I entered, and “won,” NaNo back in 2014. I was itching to write a cool, edgy cyberpunk book. I’d originally titled it Uplinked, but after conversation with my wife that changed to Upgrade. I had so, so many ideas for this book. Bionics. Particle cannons. Plasma weapons. Always online, always ready. Love. Hope. The people lost in the cracks. I would do William Gibson proud, man.
A little peer pressure crept in. October of that same year, a few friends were talking big about how they’d win NaNo. I’d never heard of NaNo, thought, “How hard can it be?” and wrote Upgrade (or a hyooooge chunk of it) during November. Despite knocking something like 65,000 words out of the park during NaNo, well in excess of the 50k threshold, I discovered this was a terrible mistake.
NaNo’s pretty good for people who struggle with building a writing habit, or who just want to see if they can do it. I don’t fit into either of those camps. I did NaNo because I figured I wanted the seal of approval. I wouldn’t be a real writer until I could produce epic word counts on a daily.
Upgrade is the book of mine that’s done the worst. Despite being full of really cool things it wasn’t very well written. Part of this can be laid at the feet of my aspirations: I wasn’t good enough at my craft (my second book ever!) to knock something so complex out of the park.
The biggest reason was because I was trying to hit an arbitrary metric of daily words to win an intangible prize for invisible friends on the Internet.
It was the only book my wife didn’t like, and since she’s who I write for, we can consider this a hard fail.
I’ve spent the last three months remastering Upgrade and giving it the supplemental shorts and sequel it deserved. This isn’t a great use of time, but I felt I owed it to both my fans and myself to do the story justice. Over three-quarters of the original manuscript is different, all while keeping the story the same. I’ve completed the finishing touches and I’m so pleased with how it’s turned out. It’s tighter. Hits harder. I’ve cut about half the dialogue, but the resulting dialogue is far, far better. I can’t wait for you to read it.
How do I know it was NaNo?
I had a huge fear that all my old writing was a bucket of shit. While doing the Upgrade remaster I went back over my Night’s Champion novels. Those aren’t bad!

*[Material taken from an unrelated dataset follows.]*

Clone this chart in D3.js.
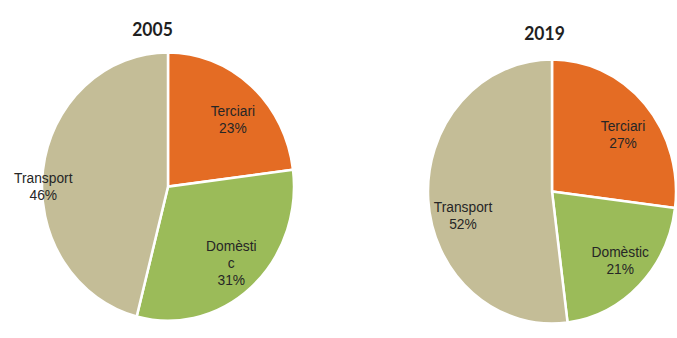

I mean yes I’m better at the craft of writing now, but they’re nowhere near as cumbersome or forced. I wrote Upgrade at the same time I worked for a pack of assholes, but that also sums up 2.5 of the three Night’s books, so I don’t think “daily life sucks” is the contributing factor.
NaNo was not good for my writing.
What’s the take-home here for NaNo?
If you have trouble building a writing habit, you might get something out of NaNo. If you’re someone like me, you’ll find it more harmful than helpful. My firm belief is that NaNo’s a fairly destructive process for producing a quality product because daily adherence to habit is linked to performance. Think about what would happen if you wanted to be a marathon runner. Would you start by running a little bit every day, working up to your 40km distance, or would you just throw yourself into daily marathons?
You might get through your runs, but it’s more likely you’ll fail out because it’s very hard on your body. NaNo feels similar in principle. There’s some ego and bluster around it, with a lot of people telling you to, “Just do it, it’ll be fun!” But the reality is, you’re quite likely (if currently unable to sustain the word count NaNo demands) to produce either the worst thing you’ve ever written, or fail out and think yourself a hack writer.
Learn from my mistake. Step away from NaNo, and write how you need to. Success isn’t an arbitrary word count. It’s beautiful stories, well told, for readers who love them.
My wife finished reading the remaster and likes it. I think Chromed: Upgrade might — finally — be okay.